What are your experiences using FreeBSD (as a normal desktop system)? Had you ever such problems like me? What did you do? What can I do to "fix" this issues?

Thank you very much!

(I run FreeBSD on a T420 Thinkpad btw)


----------



## msplsh (Jan 15, 2020)

7GB is not a lot of space.  Computers tend to go sideways when they run out of disk space.


----------



## SirDice (Jan 15, 2020)

Liemaeu said:


> but from one second to the other they stopped working.


If it's not related to any changes you've made to the OS (upgrades/updates, etc.) the most common cause for "spontaneously" appearing crashes and other instability is broken hardware. Most notably disk and memory errors.


----------



## Liemaeu (Jan 15, 2020)

Thanks, I will try another drive (at the moment it is just a small 50GB mSATA SSD for testing)


----------



## Unga (Jan 17, 2020)

1. Your issues very much point to faulty hardware or dying hardware.

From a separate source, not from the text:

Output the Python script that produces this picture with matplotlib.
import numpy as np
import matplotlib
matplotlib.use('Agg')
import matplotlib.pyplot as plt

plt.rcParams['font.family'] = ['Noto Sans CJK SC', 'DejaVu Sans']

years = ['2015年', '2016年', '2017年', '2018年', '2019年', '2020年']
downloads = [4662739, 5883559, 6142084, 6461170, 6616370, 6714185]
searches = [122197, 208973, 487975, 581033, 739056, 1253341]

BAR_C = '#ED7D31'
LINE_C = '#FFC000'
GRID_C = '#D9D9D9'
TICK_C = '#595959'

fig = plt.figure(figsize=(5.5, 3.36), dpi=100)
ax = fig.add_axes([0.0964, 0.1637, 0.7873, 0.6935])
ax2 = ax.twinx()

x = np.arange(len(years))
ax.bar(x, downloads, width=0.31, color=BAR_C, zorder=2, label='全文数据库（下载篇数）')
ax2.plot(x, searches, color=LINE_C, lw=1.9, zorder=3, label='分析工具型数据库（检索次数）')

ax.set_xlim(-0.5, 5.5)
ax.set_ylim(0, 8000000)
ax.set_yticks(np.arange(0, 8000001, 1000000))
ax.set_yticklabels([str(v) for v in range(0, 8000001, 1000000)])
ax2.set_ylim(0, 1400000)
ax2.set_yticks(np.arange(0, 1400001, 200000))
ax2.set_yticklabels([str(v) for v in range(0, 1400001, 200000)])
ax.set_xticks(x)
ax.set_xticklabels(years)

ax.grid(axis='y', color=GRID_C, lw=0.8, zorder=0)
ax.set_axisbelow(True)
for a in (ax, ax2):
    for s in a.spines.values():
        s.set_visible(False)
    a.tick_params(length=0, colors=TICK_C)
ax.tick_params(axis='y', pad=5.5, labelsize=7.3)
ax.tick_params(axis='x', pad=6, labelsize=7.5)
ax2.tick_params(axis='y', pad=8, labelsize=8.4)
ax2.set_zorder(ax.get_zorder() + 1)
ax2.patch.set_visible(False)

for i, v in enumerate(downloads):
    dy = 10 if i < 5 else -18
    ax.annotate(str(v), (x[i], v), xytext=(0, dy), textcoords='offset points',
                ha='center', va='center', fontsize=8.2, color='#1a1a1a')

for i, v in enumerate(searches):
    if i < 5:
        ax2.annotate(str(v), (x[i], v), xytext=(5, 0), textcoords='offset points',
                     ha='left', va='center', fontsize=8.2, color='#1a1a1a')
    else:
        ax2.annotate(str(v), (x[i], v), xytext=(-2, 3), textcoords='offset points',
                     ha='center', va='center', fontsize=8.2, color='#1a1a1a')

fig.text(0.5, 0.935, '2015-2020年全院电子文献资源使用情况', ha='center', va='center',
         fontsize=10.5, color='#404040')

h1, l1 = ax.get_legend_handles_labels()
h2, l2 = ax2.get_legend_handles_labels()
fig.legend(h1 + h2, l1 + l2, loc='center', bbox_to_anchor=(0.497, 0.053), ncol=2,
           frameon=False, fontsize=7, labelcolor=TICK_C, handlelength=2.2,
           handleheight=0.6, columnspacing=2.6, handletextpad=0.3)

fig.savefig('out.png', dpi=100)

2. How old is your computer?

3. I use FreeBSD 12.1 on i7 and i5, no hiccup.


----------



## kpedersen (Jan 17, 2020)

Liemaeu said:


> e.g.:
> -I can't do anything in the networkmgr (clicking on something has no effect)
> -The system crashed during normal use, I had to run fsck two times
> -The internet connection does only work sometimes
> ...



Most of these problems sound like "big fat DE" issues. Am I right in assuming you are using Gnome 3?
If you can ween yourself off this and onto a lighter WM (or at the very least a lighter DE like xfce4) then you might have a better experience.

For networking, I have never had good experience with any GUI tool. For wifi I would highly recommend wpa_supplicant / wpa_cli directly.


----------



## JAW (Jan 17, 2020)

I've had random lock-ups on FreeBSD 12.1 recently when using the xf86-video-intel driver, switched to modesetting driver instead and all has been fine since.


----------



## forgiven_noob (Jan 17, 2020)

For starters if a program is no longer working then you should try to launch it from a terminal to see any errors


----------



## Liemaeu (Jan 17, 2020)

I use Xfce 4.14. Gnome was unusable on FreeBSD (this notification-application-thing in the panel is missing, so I always got errors from hplip, etc.)


----------



## Liemaeu (Jan 17, 2020)

I need this package, otherwise the window titlebars are black.


----------



## shkhln (Jan 18, 2020)

JAW said:


> I've had random lock-ups on FreeBSD 12.1 recently when using the xf86-video-intel driver, switched to modesetting driver instead and all has been fine since.





Liemaeu said:


> I need this package, otherwise the window titlebars are black.



PR 236003


----------



## JAW (Jan 18, 2020)

Liemaeu said:


> I need this package, otherwise the window titlebars are black.



I also have the same problem (black title bars when running XFCE) on a different machine using modesetting driver and an AMD Radeon RX580, been meaning to look into that bug, I think it was introduced when XFCE started using Cairo to draw the window frames.


----------



## Crivens (Jan 18, 2020)

One thing to try: get the service manual, take the machine apart and clean up. Don't remove heat sinks etc before you know what you do. But clean some connectors, the wifi card for example. This might work wonders.


----------